DATA LINES »
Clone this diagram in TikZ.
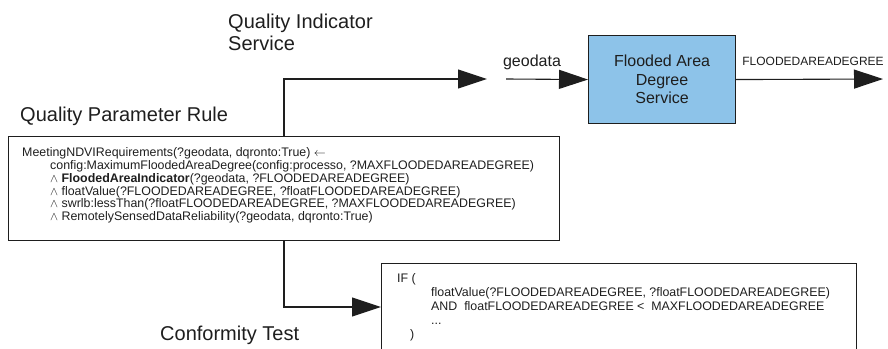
\documentclass[tikz,border=0pt]{standalone}
\usepackage{fontspec}
\setmainfont{Liberation Sans}
\usetikzlibrary{arrows.meta}
\definecolor{boxblue}{RGB}{141,195,233}
\definecolor{ink}{RGB}{30,30,30}
\begin{document}
\begin{tikzpicture}[x=1pt,y=-1pt,
  bigtxt/.style={font=\fontsize{20}{22}\selectfont, inner sep=0pt, text=ink},
  medtxt/.style={font=\fontsize{16}{18.5}\selectfont, inner sep=0pt, text=ink},
  smalltxt/.style={font=\fontsize{12.4}{14}\selectfont, inner sep=0pt, text=ink,
                   text height=8.8pt, text depth=2.6pt},
  frame/.style={draw=ink, line width=1.1pt, inner sep=0pt},
  conn/.style={draw=ink, line width=1.1pt},
  flow/.style={conn, -{Triangle[length=29pt,width=19pt]}}]
\useasboundingbox (0,0) rectangle (888,348);
\clip (0,0) rectangle (888,348);

% headings
\node[bigtxt, anchor=base west] (qis1) at (228,28) {Quality Indicator};
\node[bigtxt, anchor=base west] (qis2) at (228,50) {Service};
\node[bigtxt, anchor=base west] (qprl) at (20,121) {Quality Parameter Rule};
\node[bigtxt, anchor=base west] (ctl) at (160,340) {Conformity Test};

% service box
\node[frame, fill=boxblue, minimum width=147pt, minimum height=88pt, anchor=north west,
      medtxt, align=center] (fads) at (588,35) {Flooded Area\\Degree\\Service};

% rule box
\node[frame, minimum width=551pt, minimum height=104pt, anchor=north west] (qpr) at (8,136) {};
\node[smalltxt, anchor=base west] (r1) at (22,156.5) {MeetingNDVIRequirements(?geodata, dqronto:True) $\leftarrow$};
\node[smalltxt, anchor=base west] (r2) at (50,169.3) {config:MaximumFloodedAreaDegree(config:processo, ?MAXFLOODEDAREADEGREE)};
\node[smalltxt, anchor=base west] (r3) at (50,182.6) {$\wedge$ \textbf{FloodedAreaIndicator}(?geodata, ?FLOODEDAREADEGREE)};
\node[smalltxt, anchor=base west] (r4) at (50,195.1) {$\wedge$ floatValue(?FLOODEDAREADEGREE, ?floatFLOODEDAREADEGREE)};
\node[smalltxt, anchor=base west] (r5) at (50,207.6) {$\wedge$ swrlb:lessThan(?floatFLOODEDAREADEGREE, ?MAXFLOODEDAREADEGREE)};
\node[smalltxt, anchor=base west] (r6) at (50,220.1) {$\wedge$ RemotelySensedDataReliability(?geodata, dqronto:True)};

% conformity test box
\node[frame, minimum width=475pt, minimum height=120pt, anchor=north west] (ct) at (381,263) {};
\node[smalltxt, anchor=base west] (c1) at (397,282) {IF (};
\node[smalltxt, anchor=base west] (c2) at (431,296.2) {floatValue(?FLOODEDAREADEGREE, ?floatFLOODEDAREADEGREE)};
\node[smalltxt, anchor=base west] (c3) at (431,310.4) {AND\ \ floatFLOODEDAREADEGREE <\ \ MAXFLOODEDAREADEGREE};
\node[smalltxt, anchor=base west] (c4) at (431,324.6) {...};
\node[smalltxt, anchor=base west] (c5) at (410,338.8) {)};

% arrow labels
\node[medtxt] (geol) at (532,62) {geodata};
\node[smalltxt, font=\fontsize{12}{14}\selectfont] (outl) at (813,62) {FLOODEDAREADEGREE};

% connectors
\coordinate (qisin) at (487,79);
\coordinate (geoin) at (506,79);
\coordinate (fout) at (883,79);
\coordinate (ctin) at ([yshift=-44pt]ct.north west);
\draw[flow] ([xshift=276pt]qpr.north west) |- (qisin);
\draw[flow] (geoin) -- (fads.west);
\draw[flow] (fads.east) -- (fout);
\draw[flow] ([xshift=276pt]qpr.south west) |- (ctin);
\end{tikzpicture}
\end{document}
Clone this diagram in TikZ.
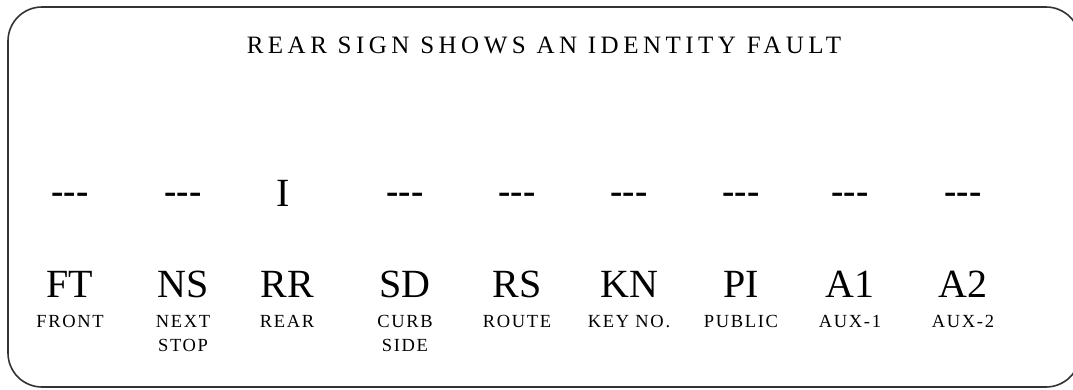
\documentclass[tikz,border=0pt]{standalone}
\usepackage{fontspec}
\setmainfont{Liberation Serif}
\newfontfamily\titlefont[LetterSpace=18]{Liberation Serif}
\newfontfamily\smallfont[LetterSpace=9]{Liberation Serif}
\begin{document}
\begin{tikzpicture}[x=1pt,y=-1pt,
  big/.style={font=\fontsize{40}{40}\selectfont, anchor=base, inner sep=0pt},
  small/.style={font=\smallfont\fontsize{18.5}{24}\selectfont, anchor=base, inner sep=0pt, align=center},
  dashtext/.style={font=\bfseries\fontsize{37}{37}\selectfont, inner sep=0pt},
  frame/.style={draw=black!80, line width=1.6pt, rounded corners=34pt}]
\useasboundingbox (0,0) rectangle (1073,389);
\draw[frame] (8,7) rectangle (1080,387);
\node[font=\titlefont\fontsize{25}{25}\selectfont, anchor=base, inner sep=0pt] (title) at (544,53) {REAR SIGN SHOWS AN IDENTITY FAULT};
\foreach \x/\n/\lab/\d/\yb in {70/FT/FRONT/d1/327, 183/NS/{NEXT\\STOP}/d2/351, 405/SD/{CURB\\SIDE}/d4/351, 517/RS/ROUTE/d5/327, 629/KN/KEY NO./d6/327, 741/PI/PUBLIC/d7/327, 850/A1/AUX-1/d8/327, 963/A2/AUX-2/d9/327}{
  \node[dashtext] (\d) at (\x,198) {-{}-{}-};
  \node[big] (b\n) at (\x,297) {\n};
  \node[small] (s\n) at (\x,\yb) {\lab};
}
\node[font=\fontsize{40}{40}\selectfont, anchor=base, inner sep=0pt] (d3) at (283,206) {I};
\node[big] (bRR) at (287,297) {RR};
\node[small] (sRR) at (287,327) {REAR};
\end{tikzpicture}
\end{document}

WHAT YOU SHOULD DO »
Transcribe the whole listing exactly. Pictures stay out of your copy.

SOLUTION BELOW »
Clone this diagram in TikZ.
\documentclass[tikz,border=0pt]{standalone}
\usepackage{fontspec}
\setmainfont{Liberation Sans}
\usetikzlibrary{arrows.meta}
\definecolor{boxblue}{RGB}{141,195,233}
\definecolor{ink}{RGB}{30,30,30}
\begin{document}
\begin{tikzpicture}[x=1pt,y=-1pt,
  bigtxt/.style={font=\fontsize{20}{22}\selectfont, inner sep=0pt, text=ink},
  medtxt/.style={font=\fontsize{16}{18.5}\selectfont, inner sep=0pt, text=ink},
  smalltxt/.style={font=\fontsize{12.4}{14}\selectfont, inner sep=0pt, text=ink,
                   text height=8.8pt, text depth=2.6pt},
  frame/.style={draw=ink, line width=1.1pt, inner sep=0pt},
  conn/.style={draw=ink, line width=1.1pt},
  flow/.style={conn, -{Triangle[length=29pt,width=19pt]}}]
\useasboundingbox (0,0) rectangle (888,348);
\clip (0,0) rectangle (888,348);

% headings
\node[bigtxt, anchor=base west] (qis1) at (228,28) {Quality Indicator};
\node[bigtxt, anchor=base west] (qis2) at (228,50) {Service};
\node[bigtxt, anchor=base west] (qprl) at (20,121) {Quality Parameter Rule};
\node[bigtxt, anchor=base west] (ctl) at (160,340) {Conformity Test};

% service box
\node[frame, fill=boxblue, minimum width=147pt, minimum height=88pt, anchor=north west,
      medtxt, align=center] (fads) at (588,35) {Flooded Area\\Degree\\Service};

% rule box
\node[frame, minimum width=551pt, minimum height=104pt, anchor=north west] (qpr) at (8,136) {};
\node[smalltxt, anchor=base west] (r1) at (22,156.5) {MeetingNDVIRequirements(?geodata, dqronto:True) $\leftarrow$};
\node[smalltxt, anchor=base west] (r2) at (50,169.3) {config:MaximumFloodedAreaDegree(config:processo, ?MAXFLOODEDAREADEGREE)};
\node[smalltxt, anchor=base west] (r3) at (50,182.6) {$\wedge$ \textbf{FloodedAreaIndicator}(?geodata, ?FLOODEDAREADEGREE)};
\node[smalltxt, anchor=base west] (r4) at (50,195.1) {$\wedge$ floatValue(?FLOODEDAREADEGREE, ?floatFLOODEDAREADEGREE)};
\node[smalltxt, anchor=base west] (r5) at (50,207.6) {$\wedge$ swrlb:lessThan(?floatFLOODEDAREADEGREE, ?MAXFLOODEDAREADEGREE)};
\node[smalltxt, anchor=base west] (r6) at (50,220.1) {$\wedge$ RemotelySensedDataReliability(?geodata, dqronto:True)};

% conformity test box
\node[frame, minimum width=475pt, minimum height=120pt, anchor=north west] (ct) at (381,263) {};
\node[smalltxt, anchor=base west] (c1) at (397,282) {IF (};
\node[smalltxt, anchor=base west] (c2) at (431,296.2) {floatValue(?FLOODEDAREADEGREE, ?floatFLOODEDAREADEGREE)};
\node[smalltxt, anchor=base west] (c3) at (431,310.4) {AND\ \ floatFLOODEDAREADEGREE <\ \ MAXFLOODEDAREADEGREE};
\node[smalltxt, anchor=base west] (c4) at (431,324.6) {...};
\node[smalltxt, anchor=base west] (c5) at (410,338.8) {)};

% arrow labels
\node[medtxt] (geol) at (532,62) {geodata};
\node[smalltxt, font=\fontsize{12}{14}\selectfont] (outl) at (813,62) {FLOODEDAREADEGREE};

% connectors
\coordinate (qisin) at (487,79);
\coordinate (geoin) at (506,79);
\coordinate (fout) at (883,79);
\coordinate (ctin) at ([yshift=-44pt]ct.north west);
\draw[flow] ([xshift=276pt]qpr.north west) |- (qisin);
\draw[flow] (geoin) -- (fads.west);
\draw[flow] (fads.east) -- (fout);
\draw[flow] ([xshift=276pt]qpr.south west) |- (ctin);
\end{tikzpicture}
\end{document}
Clone this diagram in TikZ.
\documentclass[tikz,border=0pt]{standalone}
\usepackage{fontspec}
\setmainfont{Liberation Serif}
\newfontfamily\titlefont[LetterSpace=18]{Liberation Serif}
\newfontfamily\smallfont[LetterSpace=9]{Liberation Serif}
\begin{document}
\begin{tikzpicture}[x=1pt,y=-1pt,
  big/.style={font=\fontsize{40}{40}\selectfont, anchor=base, inner sep=0pt},
  small/.style={font=\smallfont\fontsize{18.5}{24}\selectfont, anchor=base, inner sep=0pt, align=center},
  dashtext/.style={font=\bfseries\fontsize{37}{37}\selectfont, inner sep=0pt},
  frame/.style={draw=black!80, line width=1.6pt, rounded corners=34pt}]
\useasboundingbox (0,0) rectangle (1073,389);
\draw[frame] (8,7) rectangle (1080,387);
\node[font=\titlefont\fontsize{25}{25}\selectfont, anchor=base, inner sep=0pt] (title) at (544,53) {REAR SIGN SHOWS AN IDENTITY FAULT};
\foreach \x/\n/\lab/\d/\yb in {70/FT/FRONT/d1/327, 183/NS/{NEXT\\STOP}/d2/351, 405/SD/{CURB\\SIDE}/d4/351, 517/RS/ROUTE/d5/327, 629/KN/KEY NO./d6/327, 741/PI/PUBLIC/d7/327, 850/A1/AUX-1/d8/327, 963/A2/AUX-2/d9/327}{
  \node[dashtext] (\d) at (\x,198) {-{}-{}-};
  \node[big] (b\n) at (\x,297) {\n};
  \node[small] (s\n) at (\x,\yb) {\lab};
}
\node[font=\fontsize{40}{40}\selectfont, anchor=base, inner sep=0pt] (d3) at (283,206) {I};
\node[big] (bRR) at (287,297) {RR};
\node[small] (sRR) at (287,327) {REAR};
\end{tikzpicture}
\end{document}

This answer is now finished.